For which reason? To make the few ‘I buy only as cheap as possible’ consumers on this planet happy who want to turn some Android e-waste product into a fully-fledged x86 PC replacement?
Have you ever tried to submit code to mainline Linux? Ever realized how long this takes? Ever thought about releasing a HW product at some point and telling your customers that ‘upstreaming drivers will be done in 2-4 years’?

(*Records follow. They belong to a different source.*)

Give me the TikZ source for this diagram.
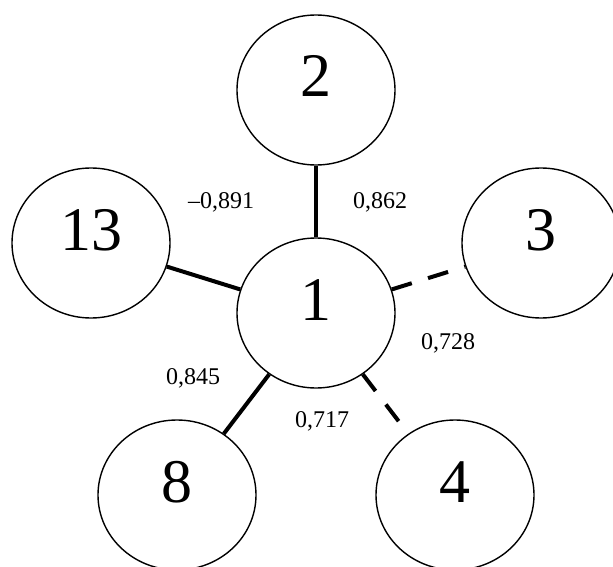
\documentclass[tikz,border=0pt]{standalone}
\usepackage{fontspec}
\setmainfont{Liberation Serif}
\usetikzlibrary{shapes.geometric}

\tikzset{
  vertex/.style={draw, ellipse, line width=1.4pt, minimum width=158pt, minimum height=150pt,
    inner sep=0pt, font=\fontsize{62}{62}\selectfont, text height=42pt, text depth=28pt},
  link/.style={line width=4pt},
  dlink/.style={line width=4pt, dash pattern=on 21pt off 17pt},
  weight/.style={font=\fontsize{24}{24}\selectfont, inner sep=0pt}
}

\begin{document}
\begin{tikzpicture}[x=1pt, y=-1pt]

    \useasboundingbox (0,0) rectangle (613,567);
    \clip (0,0) rectangle (613,567);

    % Nodes
    \node[vertex] (one) at (316,313) {1}; % centre
    \node[vertex] (two) at (316,90) {2}; % top
    \node[vertex] (three) at (541,243) {3}; % right
    \node[vertex] (four) at (455,495) {4}; % bottom right
    \node[vertex] (eight) at (177,495) {8}; % bottom left
    \node[vertex] (thirteen) at (91,243) {13}; % left

    % Edges
    \draw[link] (one) -- (two); % solid
    \draw[link] (one) -- (thirteen); % solid
    \draw[link] (one) -- (eight); % solid
    \draw[dlink] (one) -- (three); % dashed
    \draw[dlink] (one) -- (four); % dashed

    % Weights
    \node[weight] (w13) at (221,202) {--0,891};
    \node[weight] (w2) at (380,202) {0,862};
    \node[weight] (w3) at (448,343) {0,728};
    \node[weight] (w8) at (193,378) {0,845};
    \node[weight] (w4) at (322,421) {0,717};

\end{tikzpicture}
\end{document}
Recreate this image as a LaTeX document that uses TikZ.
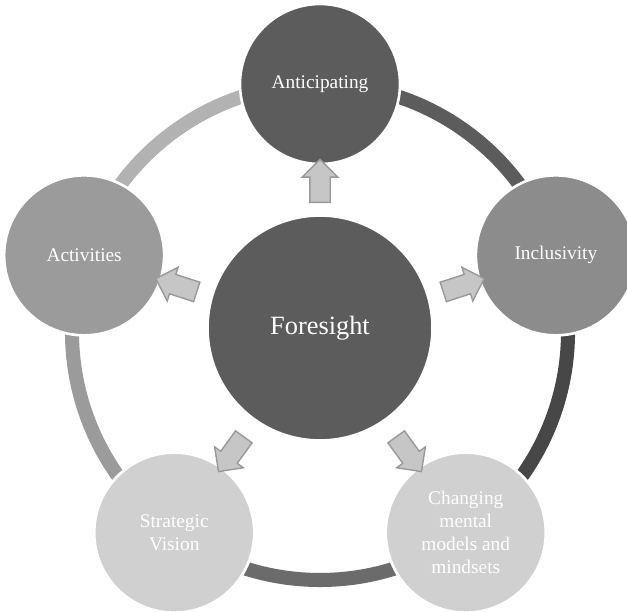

Ever thought about frameworks and ABIs that do not even exist in Linux at the time you want to sell your nice and shiny new hardware so there’s no alternative than hiring some coders to hack proprietary drivers for your proprietary hardware so you are able to ship your cheap Android e-waste product with somehow working software at launch day. Nobody will care about software quality or openness since all that’s important in this Android e-waste world is ‘selling as cheap as possible’.
There is no market called ‘Linux on ARM’ (or at least this market is not part of this stupid SBC world here since those SoCs that are accompanied by a Linux SDK are for automotive/embedded markets and way too expensive to be used in the ‘Android e-waste’ and SBC world). Why would any SoC vendor right in his mind think only a second about Linux if all that’s important is shipping an Android product that needs drivers now and not in a few years?
And that pretty much is the reason why Linux on ARM is such a sh*t show. Since it’s completely irrelevant.